Diese Tatsache ist unidirektional und gilt ausschließlich für das Gegenwärtige und die historische Vergangenheit.
Nochmal dringlicher: Realität erschöpft sich im
JETZT.
Je weiter wir zurückgehen, desto lückenhafter ist unsere tatsächliche Kenntnis vergangener Realität. Andere Nutzer hier im Thread haben an vielerlei Stelle aufgezeigt, dass auch deine Kenntnis der Historie nicht erschöpfend ist, genauso wenig wie unsere.

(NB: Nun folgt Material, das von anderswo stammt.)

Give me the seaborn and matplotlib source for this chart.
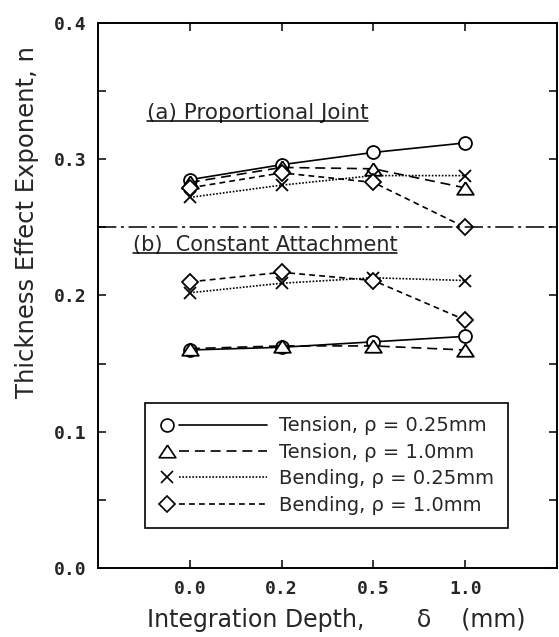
import numpy as np
import pandas as pd
import matplotlib
matplotlib.use("Agg")
import matplotlib.pyplot as plt
import seaborn as sns
from matplotlib.lines import Line2D
from matplotlib.legend_handler import HandlerLine2DCompound
from matplotlib.ticker import MultipleLocator

# ---------------- data ----------------
depth_labels = ["0.0", "0.2", "0.5", "1.0"]
y_tick_values = [0.0, 0.1, 0.2, 0.3, 0.4]
y_tick_labels = ["0.0", "0.1", "0.2", "0.3", "0.4"]

series_names = ["Tension, ρ = 0.25mm", "Tension, ρ = 1.0mm",
                "Bending, ρ = 0.25mm", "Bending, ρ = 1.0mm"]

# (a) Proportional Joint
a_tension_025 = [0.285, 0.296, 0.305, 0.312]
a_tension_10 = [0.283, 0.294, 0.293, 0.279]
a_bending_025 = [0.272, 0.281, 0.288, 0.288]
a_bending_10 = [0.279, 0.290, 0.283, 0.250]

# (b) Constant Attachment
b_tension_025 = [0.160, 0.162, 0.166, 0.170]
b_tension_10 = [0.161, 0.163, 0.163, 0.160]
b_bending_025 = [0.202, 0.209, 0.213, 0.211]
b_bending_10 = [0.210, 0.217, 0.211, 0.182]

reference_n = 0.25

panel_a_text = "(a) Proportional Joint"
panel_b_text = "(b)  Constant Attachment"
x_label = "Integration Depth,       δ    (mm)"
y_label = "Thickness Effect Exponent, n"

# ---------------- styles ----------------
tri = [(0, 0.75), (-1, -0.75), (1, -0.75), (0, 0.75)]
styles = {
    series_names[0]: dict(marker="o", linestyle="-", markersize=9.3),
    series_names[1]: dict(marker=tri, linestyle=(0, (6, 3.5)), markersize=12),
    series_names[2]: dict(marker="x", linestyle=(0, (1, 1)), markersize=9),
    series_names[3]: dict(marker="D", linestyle=(0, (3.5, 2.5)), markersize=8.3),
}

sns.set_style("ticks")
plt.rcParams["font.family"] = ["DejaVu Sans"]
plt.rcParams["axes.linewidth"] = 1.4

fig = plt.figure(figsize=(5.59, 6.37), dpi=100)
ax = fig.add_axes([98 / 559, 1 - 568 / 637, (557 - 98) / 559, (568 - 23) / 637])

positions = np.arange(len(depth_labels))
rows = []
for panel, vals_list in (("a", [a_tension_025, a_tension_10, a_bending_025, a_bending_10]),
                         ("b", [b_tension_025, b_tension_10, b_bending_025, b_bending_10])):
    for name, vals in zip(series_names, vals_list):
        for p, v in zip(positions, vals):
            rows.append(dict(panel=panel, series=name, pos=p, n=v))
df = pd.DataFrame(rows)

for (panel, name), sub in df.groupby(["panel", "series"], sort=False):
    st = styles[name]
    sns.lineplot(data=sub, x="pos", y="n", ax=ax, sort=False, legend=False,
                 color="black", linewidth=1.2, linestyle=st["linestyle"],
                 marker=st["marker"], markersize=st["markersize"],
                 markerfacecolor="white", markeredgecolor="black",
                 markeredgewidth=1.3)

ax.axhline(reference_n, color="black", linewidth=1.1,
           linestyle=(0, (12, 3, 2, 3)))

ax.set_xlim(-1, 4)
ax.set_ylim(0, 0.4)
ax.set_xticks(positions, labels=depth_labels, fontfamily="DejaVu Sans Mono",
              fontsize=13, fontweight="bold")
ax.set_yticks(y_tick_values, labels=y_tick_labels,
              fontfamily="DejaVu Sans Mono", fontsize=13, fontweight="bold")
ax.yaxis.set_minor_locator(MultipleLocator(0.05))
ax.tick_params(which="both", direction="in", top=True, right=True,
               width=1.1, color="black", length=6)
ax.tick_params(axis="x", pad=9)
ax.tick_params(axis="y", pad=8)
for s in ax.spines.values():
    s.set_visible(True)
    s.set_color("black")

ax.set_xlabel(x_label, fontsize=17)
ax.xaxis.label.set_va("center")
ax.xaxis.set_label_coords(0.519, -0.095)
ax.set_ylabel(y_label, fontsize=17.5)
ax.yaxis.label.set_va("center")
ax.yaxis.set_label_coords(-0.155, 0.634)

t_a = ax.text(-0.47, 0.334, panel_a_text, ha="left", va="center", fontsize=15.5)
t_b = ax.text(-0.623, 0.237, panel_b_text, ha="left", va="center", fontsize=15)


class LeftMarkerHandler(HandlerLine2DCompound):
    def get_xdata(self, legend, xdescent, ydescent, width, height, fontsize):
        xdata = np.array([-xdescent + 1.07 * fontsize, -xdescent + width])
        xdata_marker = np.array([-xdescent + 0.45 * fontsize])
        return xdata, xdata_marker


handles = []
for name in series_names:
    st = styles[name]
    handles.append(Line2D([], [], color="black", linewidth=1.2,
                          linestyle=st["linestyle"], marker=st["marker"],
                          markersize=st["markersize"],
                          markerfacecolor="white", markeredgecolor="black",
                          markeredgewidth=1.2))
leg = ax.legend(handles, series_names, loc="lower left",
                bbox_to_anchor=(0.102, 0.073), borderaxespad=0,
                fontsize=14, handlelength=5.6, handletextpad=0.6,
                borderpad=0.7, labelspacing=0.38, frameon=True,
                fancybox=False, framealpha=1, edgecolor="black",
                handler_map={Line2D: LeftMarkerHandler()})
leg.get_frame().set_linewidth(1.2)

fig.canvas.draw()
renderer = fig.canvas.get_renderer()
W, H = fig.get_size_inches() * fig.dpi
for t in (t_a, t_b):
    bb = t.get_window_extent(renderer)
    yline = (bb.y0 + 2) / H
    fig.add_artist(Line2D([bb.x0 / W, bb.x1 / W], [yline, yline],
                          color="black", linewidth=1.1,
                          transform=fig.transFigure))

fig.savefig("out.png", dpi=100, facecolor="white")
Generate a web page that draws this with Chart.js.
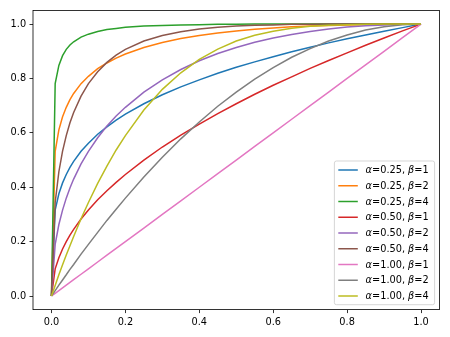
<!DOCTYPE html>
<html>
<head>
<meta charset="utf-8">
<script src="https://cdn.jsdelivr.net/npm/chart.js@4"></script>
<style>
html, body { margin: 0; padding: 0; background: #fff; }
canvas { display: block; }
</style>
</head>
<body>
<canvas id="chart" width="450" height="337"></canvas>
<script>
'use strict';

// x positions shared by every curve
const xValues = [0, 0.01, 0.02, 0.03, 0.04, 0.05, 0.06, 0.08, 0.1, 0.125, 0.15, 0.175, 0.2, 0.25, 0.3, 0.35, 0.4,
    0.45, 0.5, 0.55, 0.6, 0.65, 0.7, 0.75, 0.8, 0.85, 0.9, 0.95, 1];

// one list per curve
const a025b1 = [0, 0.316, 0.376, 0.416, 0.447, 0.473, 0.495, 0.532, 0.562, 0.595, 0.622, 0.647, 0.669, 0.707, 0.740, 0.769, 0.795,
    0.819, 0.841, 0.861, 0.880, 0.898, 0.915, 0.931, 0.946, 0.960, 0.974, 0.987, 1];
const a025b2 = [0, 0.532, 0.611, 0.659, 0.694, 0.722, 0.745, 0.781, 0.808, 0.836, 0.857, 0.875, 0.890, 0.914, 0.932, 0.947, 0.958,
    0.967, 0.975, 0.981, 0.986, 0.990, 0.993, 0.995, 0.997, 0.998, 0.999, 1.000, 1];
const a025b4 = [0, 0.781, 0.848, 0.884, 0.907, 0.923, 0.935, 0.952, 0.963, 0.973, 0.980, 0.984, 0.988, 0.993, 0.995, 0.997, 0.998,
    0.999, 0.999, 1.000, 1.000, 1.000, 1.000, 1.000, 1.000, 1.000, 1.000, 1.000, 1];
const a050b1 = [0, 0.100, 0.141, 0.173, 0.200, 0.224, 0.245, 0.283, 0.316, 0.354, 0.387, 0.418, 0.447, 0.500, 0.548, 0.592, 0.632,
    0.671, 0.707, 0.742, 0.775, 0.806, 0.837, 0.866, 0.894, 0.922, 0.949, 0.975, 1];
const a050b2 = [0, 0.190, 0.263, 0.316, 0.360, 0.397, 0.430, 0.486, 0.532, 0.582, 0.625, 0.662, 0.694, 0.750, 0.795, 0.833, 0.865,
    0.892, 0.914, 0.933, 0.949, 0.962, 0.973, 0.982, 0.989, 0.994, 0.997, 0.999, 1];
const a050b4 = [0, 0.344, 0.457, 0.533, 0.590, 0.637, 0.675, 0.735, 0.781, 0.825, 0.859, 0.886, 0.907, 0.938, 0.958, 0.972, 0.982,
    0.988, 0.993, 0.996, 0.997, 0.999, 0.999, 1.000, 1.000, 1.000, 1.000, 1.000, 1];
const a100b1 = [0, 0.01, 0.02, 0.03, 0.04, 0.05, 0.06, 0.08, 0.1, 0.125, 0.15, 0.175, 0.2, 0.25, 0.3, 0.35, 0.4,
    0.45, 0.5, 0.55, 0.6, 0.65, 0.7, 0.75, 0.8, 0.85, 0.9, 0.95, 1];
const a100b2 = [0, 0.020, 0.040, 0.059, 0.078, 0.098, 0.116, 0.154, 0.190, 0.234, 0.278, 0.319, 0.360, 0.438, 0.510, 0.578, 0.640,
    0.698, 0.750, 0.798, 0.840, 0.878, 0.910, 0.938, 0.960, 0.978, 0.990, 0.998, 1];
const a100b4 = [0, 0.039, 0.078, 0.115, 0.151, 0.185, 0.219, 0.284, 0.344, 0.414, 0.478, 0.537, 0.590, 0.684, 0.760, 0.821, 0.870,
    0.908, 0.938, 0.959, 0.974, 0.985, 0.992, 0.996, 0.998, 0.999, 1.000, 1.000, 1];

const seriesValues = [a025b1, a025b2, a025b4, a050b1, a050b2, a050b4, a100b1, a100b2, a100b4];
const seriesLabels = [
    'α=0.25, β=1', 'α=0.25, β=2', 'α=0.25, β=4',
    'α=0.50, β=1', 'α=0.50, β=2', 'α=0.50, β=4',
    'α=1.00, β=1', 'α=1.00, β=2', 'α=1.00, β=4'
];
const seriesColors = ['#1f77b4', '#ff7f0e', '#2ca02c', '#d62728', '#9467bd', '#8c564b', '#e377c2', '#7f7f7f', '#bcbd22'];
const tickValues = [0, 0.2, 0.4, 0.6, 0.8, 1.0];

const FONT_PX = 9.76;
const FONT_FAMILY = '"DejaVu Sans", sans-serif';

// full black frame around the plot area (matplotlib spines)
const frameBox = {
    id: 'frameBox',
    afterDraw(chart) {
        const { ctx, chartArea: a } = chart;
        ctx.save();
        ctx.strokeStyle = '#000';
        ctx.lineWidth = 0.8;
        ctx.strokeRect(a.left, a.top, a.right - a.left, a.bottom - a.top);
        ctx.restore();
    }
};

// legend drawn inside the axes, lower right, with italic greek letters
const insideLegend = {
    id: 'insideLegend',
    afterDraw(chart) {
        const { ctx, chartArea: a } = chart;
        const pad = 3.9, handleLen = 19.5, textPad = 7.8, rowH = 15.75;
        const normalFont = FONT_PX + 'px ' + FONT_FAMILY;
        const italicFont = 'italic ' + FONT_PX + 'px ' + FONT_FAMILY;

        ctx.save();
        // measure the widest label
        const pieces = seriesLabels.map(l => l.split(/([αβ])/).filter(s => s.length));
        let maxW = 0;
        pieces.forEach(parts => {
            let w = 0;
            parts.forEach(p => {
                ctx.font = (p === 'α' || p === 'β') ? italicFont : normalFont;
                w += ctx.measureText(p).width;
            });
            maxW = Math.max(maxW, w);
        });

        const boxW = pad + handleLen + textPad + maxW + pad + 2;
        const boxH = 9 + rowH * (seriesLabels.length - 1) + 8.7;
        const right = a.right - 4.9;
        const bottom = a.bottom - 4.9;
        const left = right - boxW;
        const top = bottom - boxH;

        ctx.beginPath();
        ctx.roundRect(left, top, boxW, boxH, 2);
        ctx.fillStyle = 'rgba(255,255,255,0.8)';
        ctx.fill();
        ctx.strokeStyle = 'rgba(204,204,204,0.8)';
        ctx.lineWidth = 1;
        ctx.stroke();

        seriesLabels.forEach((label, i) => {
            const y = top + 9 + i * rowH;
            ctx.beginPath();
            ctx.moveTo(left + pad, y);
            ctx.lineTo(left + pad + handleLen, y);
            ctx.strokeStyle = seriesColors[i];
            ctx.lineWidth = 1.5;
            ctx.stroke();

            let x = left + pad + handleLen + textPad;
            ctx.fillStyle = '#000';
            ctx.textBaseline = 'middle';
            ctx.textAlign = 'left';
            pieces[i].forEach(p => {
                ctx.font = (p === 'α' || p === 'β') ? italicFont : normalFont;
                ctx.fillText(p, x, y + 0.5);
                x += ctx.measureText(p).width;
            });
        });
        ctx.restore();
    }
};

const axisCommon = {
    type: 'linear',
    min: -0.05,
    max: 1.05,
    border: { display: false },
    grid: {
        drawOnChartArea: false,
        drawTicks: true,
        tickLength: 3.5,
        tickWidth: 0.8,
        tickColor: '#000'
    },
    ticks: {
        color: '#000',
        padding: 3.4,
        font: { family: FONT_FAMILY, size: FONT_PX },
        callback: v => Number(v).toFixed(1)
    },
    afterBuildTicks: scale => {
        scale.ticks = tickValues.map(v => ({ value: v }));
    }
};

const datasets = seriesValues.map((ys, i) => ({
    label: seriesLabels[i],
    data: xValues.map((x, j) => ({ x: x, y: ys[j] })),
    borderColor: seriesColors[i],
    backgroundColor: seriesColors[i],
    borderWidth: 1.5,
    pointRadius: 0,
    fill: false,
    tension: 0,
    order: seriesValues.length - i
}));

new Chart(document.getElementById('chart').getContext('2d'), {
    type: 'line',
    data: { datasets: datasets },
    options: {
        responsive: false,
        devicePixelRatio: 1,
        animation: false,
        layout: { padding: { top: 10.5, right: 10.5, left: 0, bottom: 0 } },
        plugins: {
            legend: { display: false },
            tooltip: { enabled: false },
            title: { display: false }
        },
        scales: {
            x: {
                ...axisCommon,
                afterFit: scale => { scale.height = 27.4; }
            },
            y: {
                ...axisCommon,
                afterFit: scale => { scale.width = 33; }
            }
        }
    },
    plugins: [frameBox, insideLegend]
});
</script>
</body>
</html>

Und wie an anderer Stelle bereits angemerkt wurde: Rollenspiel ist letztlich ein Spiel, dass sich aus Kommunikation heraus konstruiert (Vicent Bakers Idee, dass alles Rollenspiel letztlich "a conversation" ist, ist wahrscheinlich einer der wichtigsten Debattenbeiträge post-forge. Und sicherlich deutlich nützlicher als das in deiner Signatur zitierte, überholte Big Model). Wir reden über Dinge und daher müssen wir ständig das Verständnis von Dingen (in der Spielwelt, in den Regeln, etc.) untereinander aushandeln. Spielmechaniken können eine Shorthand dafür sein, diese Kommunikationsprozesse abzukürzen oder zu codifizieren. Aber sie können sie niemals ersetzen.
Ein Gruppenkonzept wird weder dafür sorgen, dass deine Gruppe "harmonischer" ist, noch dass sie "realistischer" ist. Eine festgelegte Gruppe kann sich nur im Rahmen eines Settings für die Leute am Tisch plausibler anfühlen, insofern sie sich dadurch nahtloser in ein Setting einfügt. Das hat mit Realismus nichts zu tun, da bereits das Setting keine Realität ist, sondern eine Fiktion, die Realität höchstens lückenhaft nachahmt aber niemals genau abbildet. Rollenspiel ist immer zuförderst fiktional und kann dann eben plausibel oder unplausibel sein, je nachdem, wie das Realismusverständnis unterschiedlicher Spieler am Tisch eben ist.